======== Information supplied
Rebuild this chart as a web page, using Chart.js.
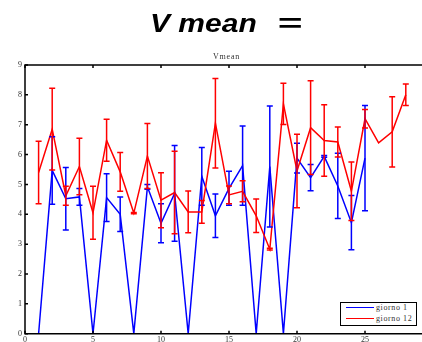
<!DOCTYPE html>
<html>
<head>
<meta charset="utf-8">
<script src="https://cdn.jsdelivr.net/npm/chart.js@4/dist/chart.umd.min.js"></script>
<style>
  html, body { margin:0; padding:0; background:#fff; }
  #wrap { position:relative; width:422px; height:342px; overflow:hidden; }
  #c { position:absolute; left:0; top:0; }
  .title { position:absolute; font-family:"Liberation Sans", Arial, sans-serif; font-weight:bold; font-style:italic;
           font-size:25px; line-height:25px; color:#000; white-space:nowrap; transform-origin:left top; }
  .sub { position:absolute; font-family:"Liberation Serif", serif; font-size:8px; line-height:8px; color:#333; letter-spacing:0.8px; white-space:nowrap; }
  #legend { position:absolute; left:340px; top:302px; width:75px; height:22px; border:1.5px solid #000; background:#fff; }
  .lg { position:absolute; left:5px; width:28px; height:0; border-top:1.5px solid; }
  .lt { position:absolute; left:35px; font-family:"Liberation Serif", serif; font-size:8px; line-height:8px; color:#333; letter-spacing:0.6px; white-space:nowrap; }
</style>
</head>
<body>
<div id="wrap">
  <canvas id="c" width="422" height="342"></canvas>
  <div class="title" style="left:150px; top:11px; transform:scaleX(1.2);">V mean</div>
  <div class="title" style="left:277px; top:11px; transform:scaleX(1.7);">=</div>
  <div class="sub" style="left:213px; top:53px;">Vmean</div>
  <div id="legend">
    <div class="lg" style="top:4px; border-color:#0000ff;"></div>
    <div class="lt" style="top:1px;">giorno 1</div>
    <div class="lg" style="top:15px; border-color:#ff0000;"></div>
    <div class="lt" style="top:12px;">giorno 12</div>
  </div>
</div>
<script>
const blueX    = [1,2,3,4,5,6,7,8,9,10,11,12,13,14,15,16,17,18,19,20,21,22,23,24,25];
const blueMean = [0,5.47,4.52,4.58,0,4.56,4.0,0,4.92,3.7,4.7,0,5.27,3.95,4.87,5.63,0,5.6,0,5.88,5.23,5.94,4.95,3.72,5.88];
const blueErr  = [0,1.13,1.05,0.28,0,0.8,0.58,0,0.08,0.65,1.6,0,0.97,0.73,0.57,1.33,0,2.03,0,0.5,0.44,0.03,1.09,0.91,1.76];

const redX    = [1,2,3,4,5,6,7,8,9,10,11,12,13,14,15,16,17,18,19,20,21,22,23,24,25,26,27,28];
const redMean = [5.4,6.85,4.62,5.6,4.05,6.48,5.42,4.04,5.95,4.47,4.73,4.08,4.08,7.05,4.65,4.77,3.95,2.83,7.7,5.45,6.9,6.47,6.42,4.77,7.2,6.39,6.76,8.0];
const redErr  = [1.05,1.37,0.32,0.95,0.89,0.7,0.65,0.02,1.09,0.92,1.38,0.7,0.38,1.5,0.3,0.35,0.56,0.03,0.69,1.23,1.57,1.2,0.5,0.98,0.31,0,1.18,0.36];

const xTicks = [0,5,10,15,20,25];
const yTicks = [0,1,2,3,4,5,6,7,8,9];
const seriesNames = ["giorno 1","giorno 12"];

const toPts = (xs, ys) => xs.map((x,i)=>({x:x, y:ys[i]}));

const errorBarPlugin = {
  id:'errbars',
  afterDatasetsDraw(chart){
    const ctx = chart.ctx, xs = chart.scales.x, ys = chart.scales.y;
    ctx.save();
    chart.data.datasets.slice().reverse().forEach(ds=>{
      ctx.strokeStyle = ds.borderColor;
      ctx.lineWidth = 1.5;
      ds.data.forEach((p,i)=>{
        const e = ds.errs[i];
        if (!e) return;
        const px = xs.getPixelForValue(p.x);
        const y1 = ys.getPixelForValue(p.y+e), y2 = ys.getPixelForValue(p.y-e);
        ctx.beginPath();
        ctx.moveTo(px,y1); ctx.lineTo(px,y2);
        ctx.moveTo(px-3,y1); ctx.lineTo(px+3,y1);
        ctx.moveTo(px-3,y2); ctx.lineTo(px+3,y2);
        ctx.stroke();
      });
    });
    ctx.restore();
  },
  afterDraw(chart){
    const ctx = chart.ctx, a = chart.chartArea, xs = chart.scales.x, ys = chart.scales.y;
    const W = chart.width;
    ctx.save();
    ctx.strokeStyle = '#000';
    ctx.lineWidth = 1.5;
    ctx.beginPath();
    ctx.moveTo(W, a.top); ctx.lineTo(a.left, a.top); ctx.lineTo(a.left, a.bottom); ctx.lineTo(W, a.bottom);
    ctx.stroke();
    const L = 3;
    ctx.beginPath();
    xTicks.forEach(v=>{
      const px = xs.getPixelForValue(v);
      ctx.moveTo(px,a.bottom); ctx.lineTo(px,a.bottom-L);
      ctx.moveTo(px,a.top); ctx.lineTo(px,a.top+L);
    });
    yTicks.forEach(v=>{
      const py = ys.getPixelForValue(v);
      ctx.moveTo(a.left,py); ctx.lineTo(a.left+L,py);
    });
    ctx.stroke();
    ctx.restore();
  }
};

new Chart(document.getElementById('c'), {
  type:'line',
  data:{
    datasets:[
      { label:seriesNames[1], data:toPts(redX, redMean), errs:redErr, borderColor:'#ff0000', borderWidth:1.5, pointRadius:0, tension:0, fill:false, order:0 },
      { label:seriesNames[0], data:toPts(blueX, blueMean), errs:blueErr, borderColor:'#0000ff', borderWidth:1.5, pointRadius:0, tension:0, fill:false, order:1 }
    ]
  },
  options:{
    responsive:false,
    animation:false,
    events:[],
    layout:{ padding:{ top:65, right:2.6, left:0, bottom:0 } },
    plugins:{ legend:{display:false}, title:{display:false}, tooltip:{enabled:false} },
    scales:{
      x:{
        type:'linear', min:0, max:29,
        afterBuildTicks(s){ s.ticks = xTicks.map(v=>({value:v})); },
        afterFit(s){ s.height = 8.3; },
        grid:{ display:false, drawTicks:false },
        border:{ display:false },
        ticks:{ padding:1, font:{ family:'"Liberation Serif", serif', size:8 }, color:'#333', maxRotation:0 }
      },
      y:{
        type:'linear', min:0, max:9,
        afterBuildTicks(s){ s.ticks = yTicks.map(v=>({value:v})); },
        afterFit(s){ s.width = 25; },
        grid:{ display:false, drawTicks:false },
        border:{ display:false },
        ticks:{ padding:3, font:{ family:'"Liberation Serif", serif', size:8 }, color:'#333' }
      }
    }
  },
  plugins:[errorBarPlugin]
});
</script>
</body>
</html>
================
▶ Problem
Every line of text is to be repeated exactly; pictures are left out.

▶ Finished exercise
Rebuild this chart as a web page, using Chart.js.
<!DOCTYPE html>
<html>
<head>
<meta charset="utf-8">
<script src="https://cdn.jsdelivr.net/npm/chart.js@4/dist/chart.umd.min.js"></script>
<style>
  html, body { margin:0; padding:0; background:#fff; }
  #wrap { position:relative; width:422px; height:342px; overflow:hidden; }
  #c { position:absolute; left:0; top:0; }
  .title { position:absolute; font-family:"Liberation Sans", Arial, sans-serif; font-weight:bold; font-style:italic;
           font-size:25px; line-height:25px; color:#000; white-space:nowrap; transform-origin:left top; }
  .sub { position:absolute; font-family:"Liberation Serif", serif; font-size:8px; line-height:8px; color:#333; letter-spacing:0.8px; white-space:nowrap; }
  #legend { position:absolute; left:340px; top:302px; width:75px; height:22px; border:1.5px solid #000; background:#fff; }
  .lg { position:absolute; left:5px; width:28px; height:0; border-top:1.5px solid; }
  .lt { position:absolute; left:35px; font-family:"Liberation Serif", serif; font-size:8px; line-height:8px; color:#333; letter-spacing:0.6px; white-space:nowrap; }
</style>
</head>
<body>
<div id="wrap">
  <canvas id="c" width="422" height="342"></canvas>
  <div class="title" style="left:150px; top:11px; transform:scaleX(1.2);">V mean</div>
  <div class="title" style="left:277px; top:11px; transform:scaleX(1.7);">=</div>
  <div class="sub" style="left:213px; top:53px;">Vmean</div>
  <div id="legend">
    <div class="lg" style="top:4px; border-color:#0000ff;"></div>
    <div class="lt" style="top:1px;">giorno 1</div>
    <div class="lg" style="top:15px; border-color:#ff0000;"></div>
    <div class="lt" style="top:12px;">giorno 12</div>
  </div>
</div>
<script>
const blueX    = [1,2,3,4,5,6,7,8,9,10,11,12,13,14,15,16,17,18,19,20,21,22,23,24,25];
const blueMean = [0,5.47,4.52,4.58,0,4.56,4.0,0,4.92,3.7,4.7,0,5.27,3.95,4.87,5.63,0,5.6,0,5.88,5.23,5.94,4.95,3.72,5.88];
const blueErr  = [0,1.13,1.05,0.28,0,0.8,0.58,0,0.08,0.65,1.6,0,0.97,0.73,0.57,1.33,0,2.03,0,0.5,0.44,0.03,1.09,0.91,1.76];

const redX    = [1,2,3,4,5,6,7,8,9,10,11,12,13,14,15,16,17,18,19,20,21,22,23,24,25,26,27,28];
const redMean = [5.4,6.85,4.62,5.6,4.05,6.48,5.42,4.04,5.95,4.47,4.73,4.08,4.08,7.05,4.65,4.77,3.95,2.83,7.7,5.45,6.9,6.47,6.42,4.77,7.2,6.39,6.76,8.0];
const redErr  = [1.05,1.37,0.32,0.95,0.89,0.7,0.65,0.02,1.09,0.92,1.38,0.7,0.38,1.5,0.3,0.35,0.56,0.03,0.69,1.23,1.57,1.2,0.5,0.98,0.31,0,1.18,0.36];

const xTicks = [0,5,10,15,20,25];
const yTicks = [0,1,2,3,4,5,6,7,8,9];
const seriesNames = ["giorno 1","giorno 12"];

const toPts = (xs, ys) => xs.map((x,i)=>({x:x, y:ys[i]}));

const errorBarPlugin = {
  id:'errbars',
  afterDatasetsDraw(chart){
    const ctx = chart.ctx, xs = chart.scales.x, ys = chart.scales.y;
    ctx.save();
    chart.data.datasets.slice().reverse().forEach(ds=>{
      ctx.strokeStyle = ds.borderColor;
      ctx.lineWidth = 1.5;
      ds.data.forEach((p,i)=>{
        const e = ds.errs[i];
        if (!e) return;
        const px = xs.getPixelForValue(p.x);
        const y1 = ys.getPixelForValue(p.y+e), y2 = ys.getPixelForValue(p.y-e);
        ctx.beginPath();
        ctx.moveTo(px,y1); ctx.lineTo(px,y2);
        ctx.moveTo(px-3,y1); ctx.lineTo(px+3,y1);
        ctx.moveTo(px-3,y2); ctx.lineTo(px+3,y2);
        ctx.stroke();
      });
    });
    ctx.restore();
  },
  afterDraw(chart){
    const ctx = chart.ctx, a = chart.chartArea, xs = chart.scales.x, ys = chart.scales.y;
    const W = chart.width;
    ctx.save();
    ctx.strokeStyle = '#000';
    ctx.lineWidth = 1.5;
    ctx.beginPath();
    ctx.moveTo(W, a.top); ctx.lineTo(a.left, a.top); ctx.lineTo(a.left, a.bottom); ctx.lineTo(W, a.bottom);
    ctx.stroke();
    const L = 3;
    ctx.beginPath();
    xTicks.forEach(v=>{
      const px = xs.getPixelForValue(v);
      ctx.moveTo(px,a.bottom); ctx.lineTo(px,a.bottom-L);
      ctx.moveTo(px,a.top); ctx.lineTo(px,a.top+L);
    });
    yTicks.forEach(v=>{
      const py = ys.getPixelForValue(v);
      ctx.moveTo(a.left,py); ctx.lineTo(a.left+L,py);
    });
    ctx.stroke();
    ctx.restore();
  }
};

new Chart(document.getElementById('c'), {
  type:'line',
  data:{
    datasets:[
      { label:seriesNames[1], data:toPts(redX, redMean), errs:redErr, borderColor:'#ff0000', borderWidth:1.5, pointRadius:0, tension:0, fill:false, order:0 },
      { label:seriesNames[0], data:toPts(blueX, blueMean), errs:blueErr, borderColor:'#0000ff', borderWidth:1.5, pointRadius:0, tension:0, fill:false, order:1 }
    ]
  },
  options:{
    responsive:false,
    animation:false,
    events:[],
    layout:{ padding:{ top:65, right:2.6, left:0, bottom:0 } },
    plugins:{ legend:{display:false}, title:{display:false}, tooltip:{enabled:false} },
    scales:{
      x:{
        type:'linear', min:0, max:29,
        afterBuildTicks(s){ s.ticks = xTicks.map(v=>({value:v})); },
        afterFit(s){ s.height = 8.3; },
        grid:{ display:false, drawTicks:false },
        border:{ display:false },
        ticks:{ padding:1, font:{ family:'"Liberation Serif", serif', size:8 }, color:'#333', maxRotation:0 }
      },
      y:{
        type:'linear', min:0, max:9,
        afterBuildTicks(s){ s.ticks = yTicks.map(v=>({value:v})); },
        afterFit(s){ s.width = 25; },
        grid:{ display:false, drawTicks:false },
        border:{ display:false },
        ticks:{ padding:3, font:{ family:'"Liberation Serif", serif', size:8 }, color:'#333' }
      }
    }
  },
  plugins:[errorBarPlugin]
});
</script>
</body>
</html>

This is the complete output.